Now that the Quadro K5000 for Mac has finally shipped, we wanted put it through its paces. Our friends at NVIDIA kindly agreed to lend us one to test, so we broke out our Mac Pro, upgraded it to OS X 10.8.3 to get the latest GPU drivers (you’ll need to do this too if you want to use the card) and cracked on.
We decided to test the K5000 against the Quadro 4000, as these two cards represent the only professional grade NVIDIA GPUs available for the Mac Pro, so we thought it would be a nice illustration of how the GPU power available to the Mac Pro has progressed. We were hoping that the K5000 would be faster across the board, as on paper it’s a far more powerful card.
We chose a range of tests designed to represent a cross-section of the GPU-centric media and entertainment workflows the K5000 has the potential to accelerate. All of our benchmarks were run on a clean copy of OS X 10.8.3 and repeated three times – we’re quoting the average score below.
Davinci Resolve 9
Firstly we tested Blackmagic Design DaVinci Resolve 9.1.1. Resolve is a colour grading application that makes heavy use of CUDA acceleration for both transcoding and colour grading. Our (relatively simple) test involved transcoding a 2K DPX sequence into a 1920 x 1080 ProRes 422 Proxy file. So as not to cause a bottleneck that would skew the cards’ performance downward, the files were read/written to very fast storage.
Here the Quadro 4000 averaged 37fps transcoding speed and the K5000 averaged 53fps, which means that the K5000 offers roughly 40% more performance than the Quadro 4000 for this workflow. As almost all of Resolve is CUDA accelerated, this performance gain should translate to an overall increase in speed across DaVinci Resolve.
Adobe After Effects CS6
The next test used Adobe After Effects CS6. AE CS6 includes a new ray traced render engine, which is fully CUDA accelerated. This render engine allows very realistic rendering of things like shadows, reflections and glossy materials, and we planned to time how long it took each card to render a test scene setup.

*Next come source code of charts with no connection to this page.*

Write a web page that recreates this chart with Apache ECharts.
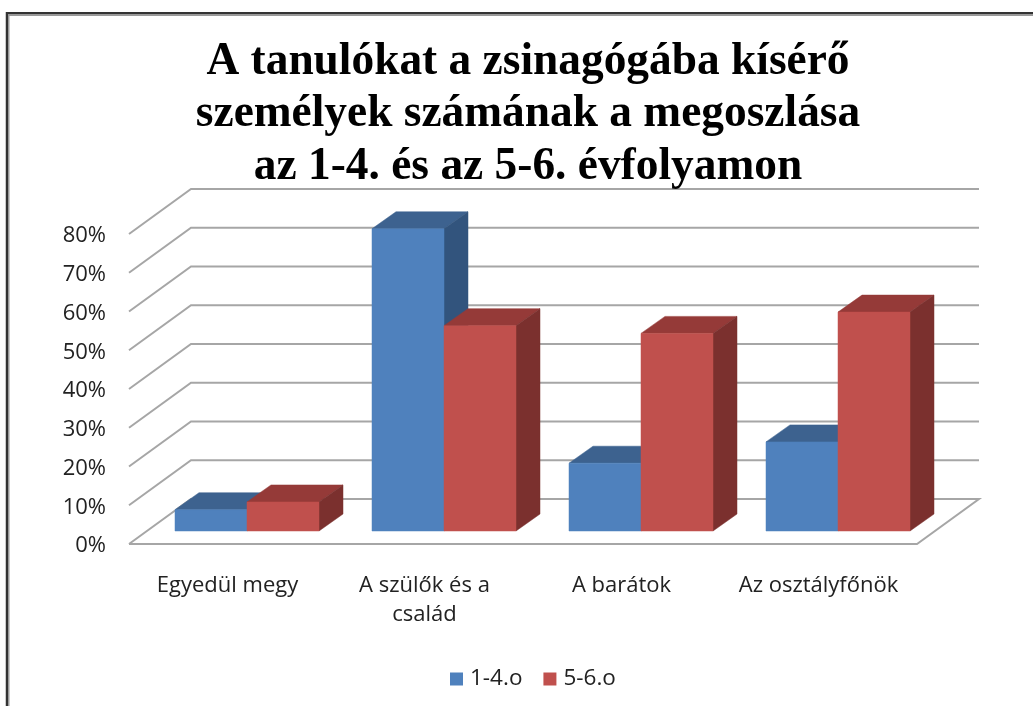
<!DOCTYPE html>
<html><head><meta charset="utf-8">
<style>html,body{margin:0;padding:0;background:#fff}#c{width:1033px;height:706px}</style>
<script src="https://cdn.jsdelivr.net/npm/echarts@6/dist/echarts.min.js"></script>
</head><body><div id="c"></div>
<script>
const titleText = 'A tanulókat a zsinagógába kísérő\nszemélyek számának a megoszlása\naz 1-4. és az 5-6. évfolyamon';
const categories = ['Egyedül megy', 'A szülők és a\ncsalád', 'A barátok', 'Az osztályfőnök'];
const seriesNames = ['1-4.o', '5-6.o'];
const values14 = [5.5, 78, 17.5, 23];
const values56 = [7.5, 53, 51, 56.5];
const ticks = [0, 10, 20, 30, 40, 50, 60, 70, 80];

const WALL_DX = 62, WALL_DY = 45;      // depth of floor
const BASE_DX = 19.5, BASE_DY = 13;    // bar front plane offset
const BAR_DX = 24, BAR_DY = 17;        // bar depth
const BAR_W = 72;

const chart = echarts.init(document.getElementById('c'), null, {renderer: 'canvas'});

function poly(points, fill) {
  return {type: 'polygon', shape: {points}, style: {fill, stroke: fill, lineWidth: 0.5}};
}
function barSeries(name, vals, colors, side) {
  return {
    name, type: 'custom', coordinateSystem: 'cartesian2d', z: side === 0 ? 3 : 4,
    itemStyle: {color: colors.front},
    encode: {x: 0, y: 1},
    data: categories.map((c, i) => [i, vals[i]]),
    renderItem(params, api) {
      const b = api.coord([api.value(0), 0]);
      const t = api.coord([api.value(0), api.value(1)]);
      const x0 = b[0] + BASE_DX + (side === 0 ? -BAR_W : 0);
      const x1 = x0 + BAR_W;
      const yb = b[1] - BASE_DY, yt = t[1] - BASE_DY;
      return {type: 'group', children: [
        poly([[x0, yt], [x1, yt], [x1 + BAR_DX, yt - BAR_DY], [x0 + BAR_DX, yt - BAR_DY]], colors.top),
        poly([[x1, yb], [x1 + BAR_DX, yb - BAR_DY], [x1 + BAR_DX, yt - BAR_DY], [x1, yt]], colors.side),
        poly([[x0, yb], [x1, yb], [x1, yt], [x0, yt]], colors.front)
      ]};
    }
  };
}
const gridSeries = {
  name: 'wall', type: 'custom', coordinateSystem: 'cartesian2d', z: 1, silent: true,
  encode: {x: 0, y: 1},
  data: ticks.map(v => [0, v]),
  renderItem(params, api) {
    const cs = params.coordSys;
    const y = api.coord([0, api.value(1)])[1];
    const xl = cs.x, xr = cs.x + cs.width;
    const style = {stroke: '#a6a6a6', lineWidth: 2, fill: null};
    const pts = api.value(1) === 0
      ? [[xl, y], [xl + WALL_DX, y - WALL_DY], [xr + WALL_DX, y - WALL_DY], [xr, y], [xl, y]]
      : [[xl, y], [xl + WALL_DX, y - WALL_DY], [xr + WALL_DX, y - WALL_DY]];
    return {type: 'polyline', shape: {points: pts}, style};
  }
};
const axisFont = {fontFamily: 'Open Sans', fontSize: 22, color: '#222'};
chart.setOption({
  animation: false,
  backgroundColor: '#fff',
  title: {
    text: titleText, left: 523, top: 31, textAlign: 'center',
    textStyle: {fontFamily: 'Liberation Serif', fontWeight: 'bold', fontSize: 45.4, lineHeight: 52.5, color: '#000'}
  },
  grid: {left: 129, right: 116, top: 234, bottom: 162, containLabel: false},
  legend: {
    data: seriesNames, left: 445, top: 662.5, itemWidth: 13, itemHeight: 13, itemGap: 21, icon: 'rect',
    selectedMode: false,
    textStyle: {fontFamily: 'Open Sans', fontSize: 22.5, color: '#222', padding: [0, 0, 0, 2]}
  },
  xAxis: {
    type: 'category', data: categories,
    axisLine: {show: false}, axisTick: {show: false}, splitLine: {show: false},
    axisLabel: Object.assign({margin: 27, lineHeight: 29, interval: 0}, axisFont)
  },
  yAxis: {
    type: 'value', min: 0, max: 80, interval: 10,
    axisLine: {show: false}, axisTick: {show: false}, splitLine: {show: false},
    axisLabel: Object.assign({margin: 23, formatter: '{a|{value}%}',
      rich: {a: Object.assign({padding: [4, 0, 0, 0]}, axisFont)}}, axisFont)
  },
  graphic: [{
    type: 'rect', silent: true, z: 0,
    shape: {x: 7.5, y: 14, width: 1100, height: 760},
    style: {fill: null, stroke: '#999', lineWidth: 4}
  }, {
    type: 'rect', silent: true, z: 0,
    shape: {x: 7, y: 13, width: 1100, height: 760},
    style: {fill: null, stroke: '#333', lineWidth: 2}
  }],
  series: [
    gridSeries,
    barSeries(seriesNames[0], values14, {front: '#4f81bd', top: '#3d628f', side: '#32547d'}, 0),
    barSeries(seriesNames[1], values56, {front: '#c0504d', top: '#953a38', side: '#7b302e'}, 1)
  ]
});
</script></body></html>
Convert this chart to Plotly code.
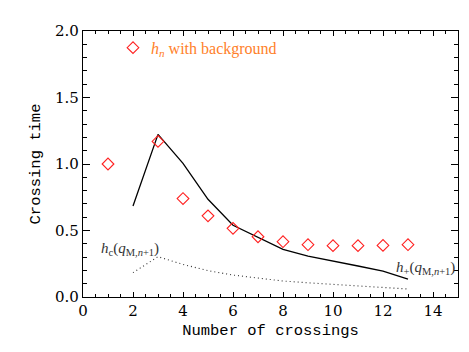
import plotly.graph_objects as go

# crossings and crossing times
n_diamond = [1, 2, 3, 4, 5, 6, 7, 8, 9, 10, 11, 12, 13]
h_background = [1.00, 1.875, 1.17, 0.74, 0.61, 0.516, 0.453, 0.416, 0.393, 0.386, 0.386, 0.388, 0.393]

n_line = [2, 3, 4, 5, 6, 7, 8, 9, 10, 11, 12, 13]
h_plus = [0.684, 1.223, 1.005, 0.735, 0.539, 0.446, 0.358, 0.308, 0.268, 0.233, 0.195, 0.135]
h_c = [0.183, 0.303, 0.245, 0.198, 0.165, 0.14, 0.12, 0.107, 0.096, 0.086, 0.075, 0.06]

x_ticks = [0, 2, 4, 6, 8, 10, 12, 14]
y_ticks = [0.0, 0.5, 1.0, 1.5, 2.0]
y_labels = ["0.0", "0.5", "1.0", "1.5", "2.0"]

tick_font = dict(family="DejaVu Serif", size=15, color="black")
title_font = dict(family="Liberation Mono", size=15.5, color="black")
note_font = "Liberation Serif"

fig = go.Figure()
fig.add_trace(go.Scatter(x=n_line, y=h_c, mode="lines",
                         line=dict(color="#333333", width=1.1, dash="1px,3px")))
fig.add_trace(go.Scatter(x=n_line, y=h_plus, mode="lines",
                         line=dict(color="black", width=1.3)))
fig.add_trace(go.Scatter(x=n_diamond, y=h_background, mode="markers",
                         marker=dict(symbol="diamond-open", size=9, color="#ff2020",
                                     line=dict(width=1.1, color="#ff2020"))))

fig.add_annotation(x=2.65, y=1.86, xanchor="left", yanchor="middle", showarrow=False,
                   text="<i>h<sub>n</sub></i> with background",
                   font=dict(family=note_font, size=16, color="#ff7f2a"))
fig.add_annotation(x=0.65, y=0.36, xanchor="left", yanchor="middle", showarrow=False,
                   text="<i>h</i><sub>c</sub>(<i>q</i><sub>M,<i>n</i>+1</sub>)",
                   font=dict(family=note_font, size=15, color="#333333"))
fig.add_annotation(x=12.45, y=0.215, xanchor="left", yanchor="middle", showarrow=False,
                   text="<i>h</i><sub>+</sub>(<i>q</i><sub>M,<i>n</i>+1</sub>)",
                   font=dict(family=note_font, size=15, color="#333333"))

fig.update_xaxes(range=[0, 15], tickvals=x_ticks, ticks="inside", ticklen=5,
                 tickwidth=1, tickcolor="black", showline=True, linecolor="black",
                 linewidth=1.3, mirror="ticks", showgrid=False, zeroline=False,
                 minor=dict(dtick=0.5, ticks="inside", ticklen=3, tickcolor="black"),
                 tickfont=tick_font, automargin=False,
                 title=dict(text="Number of crossings", font=title_font, standoff=4))
fig.update_yaxes(range=[0, 2], tickvals=y_ticks, ticktext=y_labels, ticks="inside",
                 ticklen=7, tickwidth=1, tickcolor="black", showline=True,
                 linecolor="black", linewidth=1.3, mirror="ticks", showgrid=False,
                 zeroline=False,
                 minor=dict(dtick=0.1, ticks="inside", ticklen=3.5, tickcolor="black"),
                 tickfont=tick_font, automargin=False,
                 title=dict(text="Crossing time", font=title_font, standoff=10))

fig.update_layout(width=469, height=352, showlegend=False,
                  plot_bgcolor="white", paper_bgcolor="white",
                  margin=dict(l=83, r=11, t=31, b=55))

# drop the browser's default body margin so the figure sits at the page corner
fig.write_html("out.html", config={"displayModeBar": False},
               post_script="document.body.style.margin='0';")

The K5000 managed the render in 10 minutes and 5 seconds with the Quadro 4000 clocking 18 minutes and 3 seconds, making the K5000 almost twice as fast as the Quadro 4000 – again, a great upgrade for this workflow.
We used a benchmark called FurMark, which tests a card’s ability to draw complex 3D images on to the screen. Higher performance in this benchmark indicates that the card will be able to handle more complex geometry inside the viewport in apps like Maya or C4D, meaning a smoother editing experience with complex scenes.
The Quadro 4000 managed 24 frames per second and the K5000 managed 54 FPS. (To give some perspective we also ran this test on the Radeon 5770 that shipped with our Mac Pro and it scored 31 FPS.) Again, this indicates that the K5000 is over twice as powerful as the Quadro 4000 when it comes to manipulating geometry in the viewport of a 3D application.
Much as we love it, the Quadro 4000 is getting a little long in the tooth and the K5000 looks to be a solid upgrade performance-wise. The Quadro K5000 is in fact the most powerful officially supported CUDA GPU available for a Mac Pro – and as CUDA will not run on the Radeon cards that most Mac Pros ship with, it’s an essential upgrade for anyone who needs CUDA acceleration in their application.
The K5000 also offers significantly better OpenGL performance than the Radeon cards that ship with Mac Pros as standard, so is a solid upgrade for anyone doing complex 3D modelling or animation.